§ **Material provided**:
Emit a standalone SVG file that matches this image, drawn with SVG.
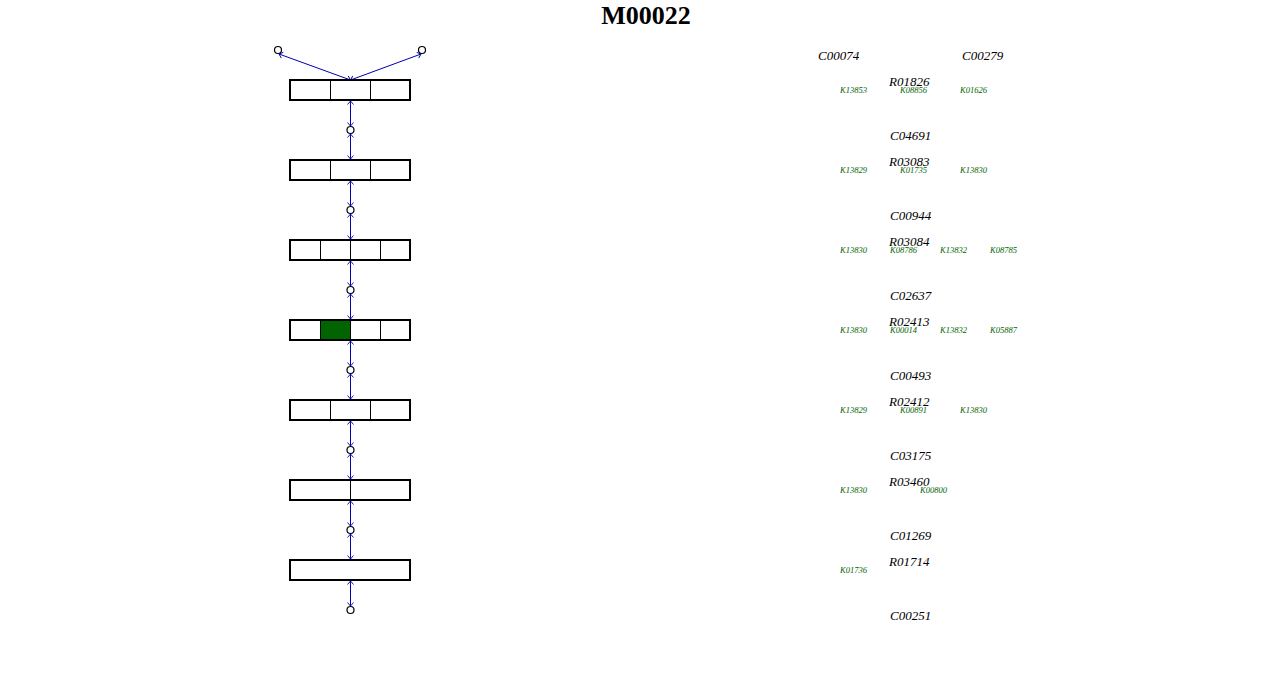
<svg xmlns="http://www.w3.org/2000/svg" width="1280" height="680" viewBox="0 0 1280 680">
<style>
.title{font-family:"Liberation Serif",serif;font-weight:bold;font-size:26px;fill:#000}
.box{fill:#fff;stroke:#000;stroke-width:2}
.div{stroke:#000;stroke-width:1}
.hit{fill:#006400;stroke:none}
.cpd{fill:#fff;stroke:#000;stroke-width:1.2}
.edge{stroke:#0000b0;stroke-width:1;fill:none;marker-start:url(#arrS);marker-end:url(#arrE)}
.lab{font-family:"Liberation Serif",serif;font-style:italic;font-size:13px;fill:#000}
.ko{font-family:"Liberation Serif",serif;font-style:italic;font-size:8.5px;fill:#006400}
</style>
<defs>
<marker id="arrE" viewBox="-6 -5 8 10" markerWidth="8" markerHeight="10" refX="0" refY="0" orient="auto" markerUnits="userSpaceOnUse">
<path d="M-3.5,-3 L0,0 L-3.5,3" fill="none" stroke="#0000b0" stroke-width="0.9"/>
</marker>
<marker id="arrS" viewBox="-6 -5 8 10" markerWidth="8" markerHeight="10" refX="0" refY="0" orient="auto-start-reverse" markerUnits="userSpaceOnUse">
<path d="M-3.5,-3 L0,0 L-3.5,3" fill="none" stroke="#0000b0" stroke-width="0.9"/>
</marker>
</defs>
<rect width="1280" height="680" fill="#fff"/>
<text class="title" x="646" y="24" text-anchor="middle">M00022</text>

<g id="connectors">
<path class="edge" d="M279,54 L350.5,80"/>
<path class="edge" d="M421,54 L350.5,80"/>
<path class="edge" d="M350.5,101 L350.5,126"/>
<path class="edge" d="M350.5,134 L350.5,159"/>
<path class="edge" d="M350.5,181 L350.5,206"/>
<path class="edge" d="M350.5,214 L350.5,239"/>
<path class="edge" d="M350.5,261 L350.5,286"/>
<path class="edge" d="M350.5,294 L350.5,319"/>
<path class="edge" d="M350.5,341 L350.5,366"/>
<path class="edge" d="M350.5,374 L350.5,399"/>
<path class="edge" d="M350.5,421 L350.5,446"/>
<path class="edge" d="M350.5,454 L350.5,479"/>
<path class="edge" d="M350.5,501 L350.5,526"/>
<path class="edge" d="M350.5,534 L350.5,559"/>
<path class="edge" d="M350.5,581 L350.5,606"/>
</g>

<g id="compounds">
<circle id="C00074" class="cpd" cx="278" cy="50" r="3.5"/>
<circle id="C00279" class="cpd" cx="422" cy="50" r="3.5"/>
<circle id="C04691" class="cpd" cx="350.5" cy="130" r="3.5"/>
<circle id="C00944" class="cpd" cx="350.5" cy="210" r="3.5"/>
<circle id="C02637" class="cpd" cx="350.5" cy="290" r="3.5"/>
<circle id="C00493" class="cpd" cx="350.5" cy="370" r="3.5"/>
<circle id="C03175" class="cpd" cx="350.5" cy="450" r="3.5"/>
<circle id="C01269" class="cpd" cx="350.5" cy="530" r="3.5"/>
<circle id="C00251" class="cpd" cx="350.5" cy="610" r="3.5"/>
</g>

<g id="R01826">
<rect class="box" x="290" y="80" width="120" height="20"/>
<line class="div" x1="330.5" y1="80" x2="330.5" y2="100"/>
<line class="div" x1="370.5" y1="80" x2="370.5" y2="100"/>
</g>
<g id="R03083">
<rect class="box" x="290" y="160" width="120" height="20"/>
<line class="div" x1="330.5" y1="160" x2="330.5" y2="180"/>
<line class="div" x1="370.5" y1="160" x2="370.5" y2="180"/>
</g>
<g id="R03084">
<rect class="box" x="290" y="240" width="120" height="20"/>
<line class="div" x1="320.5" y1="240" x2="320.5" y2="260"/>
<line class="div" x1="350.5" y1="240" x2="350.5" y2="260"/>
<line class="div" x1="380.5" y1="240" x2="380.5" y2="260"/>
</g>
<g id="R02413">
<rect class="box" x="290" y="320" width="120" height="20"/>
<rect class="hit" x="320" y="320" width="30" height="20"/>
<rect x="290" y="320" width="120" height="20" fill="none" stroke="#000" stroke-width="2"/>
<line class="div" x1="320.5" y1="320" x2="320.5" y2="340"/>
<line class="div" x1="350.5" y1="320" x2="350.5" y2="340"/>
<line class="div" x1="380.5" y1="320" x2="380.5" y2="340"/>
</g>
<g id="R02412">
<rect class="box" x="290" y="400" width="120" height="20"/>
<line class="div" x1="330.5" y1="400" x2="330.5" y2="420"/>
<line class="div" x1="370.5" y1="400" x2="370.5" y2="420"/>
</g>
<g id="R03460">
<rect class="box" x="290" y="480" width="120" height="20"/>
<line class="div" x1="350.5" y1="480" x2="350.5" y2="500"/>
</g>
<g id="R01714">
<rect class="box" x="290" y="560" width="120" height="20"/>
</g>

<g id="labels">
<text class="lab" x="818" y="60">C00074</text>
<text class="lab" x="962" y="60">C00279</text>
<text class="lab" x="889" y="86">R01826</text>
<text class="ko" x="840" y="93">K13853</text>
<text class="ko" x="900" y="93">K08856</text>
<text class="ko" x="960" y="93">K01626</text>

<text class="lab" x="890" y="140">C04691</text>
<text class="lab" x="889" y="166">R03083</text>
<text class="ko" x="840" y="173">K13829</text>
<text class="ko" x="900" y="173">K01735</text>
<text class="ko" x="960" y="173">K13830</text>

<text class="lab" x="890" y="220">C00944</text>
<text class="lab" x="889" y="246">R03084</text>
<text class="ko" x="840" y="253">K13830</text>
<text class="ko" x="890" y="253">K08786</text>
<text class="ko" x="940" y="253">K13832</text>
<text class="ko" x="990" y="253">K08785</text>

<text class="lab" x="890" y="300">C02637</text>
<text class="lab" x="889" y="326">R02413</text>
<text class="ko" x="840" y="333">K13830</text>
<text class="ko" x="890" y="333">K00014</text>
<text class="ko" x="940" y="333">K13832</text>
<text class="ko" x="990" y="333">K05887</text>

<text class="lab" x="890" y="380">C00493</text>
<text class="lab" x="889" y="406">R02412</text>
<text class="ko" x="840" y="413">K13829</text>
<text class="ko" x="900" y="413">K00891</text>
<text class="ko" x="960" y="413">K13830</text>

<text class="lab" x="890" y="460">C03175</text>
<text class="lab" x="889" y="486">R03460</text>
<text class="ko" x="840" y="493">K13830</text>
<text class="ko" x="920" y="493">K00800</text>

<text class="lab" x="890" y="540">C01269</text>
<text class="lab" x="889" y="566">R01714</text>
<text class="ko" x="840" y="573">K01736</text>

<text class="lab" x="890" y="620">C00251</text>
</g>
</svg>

§ **Exercise requirements**: Output all of the data exactly as it stands, minus any images.

§ **Answer for the task**:
Emit a standalone SVG file that matches this image, drawn with SVG.
<svg xmlns="http://www.w3.org/2000/svg" width="1280" height="680" viewBox="0 0 1280 680">
<style>
.title{font-family:"Liberation Serif",serif;font-weight:bold;font-size:26px;fill:#000}
.box{fill:#fff;stroke:#000;stroke-width:2}
.div{stroke:#000;stroke-width:1}
.hit{fill:#006400;stroke:none}
.cpd{fill:#fff;stroke:#000;stroke-width:1.2}
.edge{stroke:#0000b0;stroke-width:1;fill:none;marker-start:url(#arrS);marker-end:url(#arrE)}
.lab{font-family:"Liberation Serif",serif;font-style:italic;font-size:13px;fill:#000}
.ko{font-family:"Liberation Serif",serif;font-style:italic;font-size:8.5px;fill:#006400}
</style>
<defs>
<marker id="arrE" viewBox="-6 -5 8 10" markerWidth="8" markerHeight="10" refX="0" refY="0" orient="auto" markerUnits="userSpaceOnUse">
<path d="M-3.5,-3 L0,0 L-3.5,3" fill="none" stroke="#0000b0" stroke-width="0.9"/>
</marker>
<marker id="arrS" viewBox="-6 -5 8 10" markerWidth="8" markerHeight="10" refX="0" refY="0" orient="auto-start-reverse" markerUnits="userSpaceOnUse">
<path d="M-3.5,-3 L0,0 L-3.5,3" fill="none" stroke="#0000b0" stroke-width="0.9"/>
</marker>
</defs>
<rect width="1280" height="680" fill="#fff"/>
<text class="title" x="646" y="24" text-anchor="middle">M00022</text>

<g id="connectors">
<path class="edge" d="M279,54 L350.5,80"/>
<path class="edge" d="M421,54 L350.5,80"/>
<path class="edge" d="M350.5,101 L350.5,126"/>
<path class="edge" d="M350.5,134 L350.5,159"/>
<path class="edge" d="M350.5,181 L350.5,206"/>
<path class="edge" d="M350.5,214 L350.5,239"/>
<path class="edge" d="M350.5,261 L350.5,286"/>
<path class="edge" d="M350.5,294 L350.5,319"/>
<path class="edge" d="M350.5,341 L350.5,366"/>
<path class="edge" d="M350.5,374 L350.5,399"/>
<path class="edge" d="M350.5,421 L350.5,446"/>
<path class="edge" d="M350.5,454 L350.5,479"/>
<path class="edge" d="M350.5,501 L350.5,526"/>
<path class="edge" d="M350.5,534 L350.5,559"/>
<path class="edge" d="M350.5,581 L350.5,606"/>
</g>

<g id="compounds">
<circle id="C00074" class="cpd" cx="278" cy="50" r="3.5"/>
<circle id="C00279" class="cpd" cx="422" cy="50" r="3.5"/>
<circle id="C04691" class="cpd" cx="350.5" cy="130" r="3.5"/>
<circle id="C00944" class="cpd" cx="350.5" cy="210" r="3.5"/>
<circle id="C02637" class="cpd" cx="350.5" cy="290" r="3.5"/>
<circle id="C00493" class="cpd" cx="350.5" cy="370" r="3.5"/>
<circle id="C03175" class="cpd" cx="350.5" cy="450" r="3.5"/>
<circle id="C01269" class="cpd" cx="350.5" cy="530" r="3.5"/>
<circle id="C00251" class="cpd" cx="350.5" cy="610" r="3.5"/>
</g>

<g id="R01826">
<rect class="box" x="290" y="80" width="120" height="20"/>
<line class="div" x1="330.5" y1="80" x2="330.5" y2="100"/>
<line class="div" x1="370.5" y1="80" x2="370.5" y2="100"/>
</g>
<g id="R03083">
<rect class="box" x="290" y="160" width="120" height="20"/>
<line class="div" x1="330.5" y1="160" x2="330.5" y2="180"/>
<line class="div" x1="370.5" y1="160" x2="370.5" y2="180"/>
</g>
<g id="R03084">
<rect class="box" x="290" y="240" width="120" height="20"/>
<line class="div" x1="320.5" y1="240" x2="320.5" y2="260"/>
<line class="div" x1="350.5" y1="240" x2="350.5" y2="260"/>
<line class="div" x1="380.5" y1="240" x2="380.5" y2="260"/>
</g>
<g id="R02413">
<rect class="box" x="290" y="320" width="120" height="20"/>
<rect class="hit" x="320" y="320" width="30" height="20"/>
<rect x="290" y="320" width="120" height="20" fill="none" stroke="#000" stroke-width="2"/>
<line class="div" x1="320.5" y1="320" x2="320.5" y2="340"/>
<line class="div" x1="350.5" y1="320" x2="350.5" y2="340"/>
<line class="div" x1="380.5" y1="320" x2="380.5" y2="340"/>
</g>
<g id="R02412">
<rect class="box" x="290" y="400" width="120" height="20"/>
<line class="div" x1="330.5" y1="400" x2="330.5" y2="420"/>
<line class="div" x1="370.5" y1="400" x2="370.5" y2="420"/>
</g>
<g id="R03460">
<rect class="box" x="290" y="480" width="120" height="20"/>
<line class="div" x1="350.5" y1="480" x2="350.5" y2="500"/>
</g>
<g id="R01714">
<rect class="box" x="290" y="560" width="120" height="20"/>
</g>

<g id="labels">
<text class="lab" x="818" y="60">C00074</text>
<text class="lab" x="962" y="60">C00279</text>
<text class="lab" x="889" y="86">R01826</text>
<text class="ko" x="840" y="93">K13853</text>
<text class="ko" x="900" y="93">K08856</text>
<text class="ko" x="960" y="93">K01626</text>

<text class="lab" x="890" y="140">C04691</text>
<text class="lab" x="889" y="166">R03083</text>
<text class="ko" x="840" y="173">K13829</text>
<text class="ko" x="900" y="173">K01735</text>
<text class="ko" x="960" y="173">K13830</text>

<text class="lab" x="890" y="220">C00944</text>
<text class="lab" x="889" y="246">R03084</text>
<text class="ko" x="840" y="253">K13830</text>
<text class="ko" x="890" y="253">K08786</text>
<text class="ko" x="940" y="253">K13832</text>
<text class="ko" x="990" y="253">K08785</text>

<text class="lab" x="890" y="300">C02637</text>
<text class="lab" x="889" y="326">R02413</text>
<text class="ko" x="840" y="333">K13830</text>
<text class="ko" x="890" y="333">K00014</text>
<text class="ko" x="940" y="333">K13832</text>
<text class="ko" x="990" y="333">K05887</text>

<text class="lab" x="890" y="380">C00493</text>
<text class="lab" x="889" y="406">R02412</text>
<text class="ko" x="840" y="413">K13829</text>
<text class="ko" x="900" y="413">K00891</text>
<text class="ko" x="960" y="413">K13830</text>

<text class="lab" x="890" y="460">C03175</text>
<text class="lab" x="889" y="486">R03460</text>
<text class="ko" x="840" y="493">K13830</text>
<text class="ko" x="920" y="493">K00800</text>

<text class="lab" x="890" y="540">C01269</text>
<text class="lab" x="889" y="566">R01714</text>
<text class="ko" x="840" y="573">K01736</text>

<text class="lab" x="890" y="620">C00251</text>
</g>
</svg>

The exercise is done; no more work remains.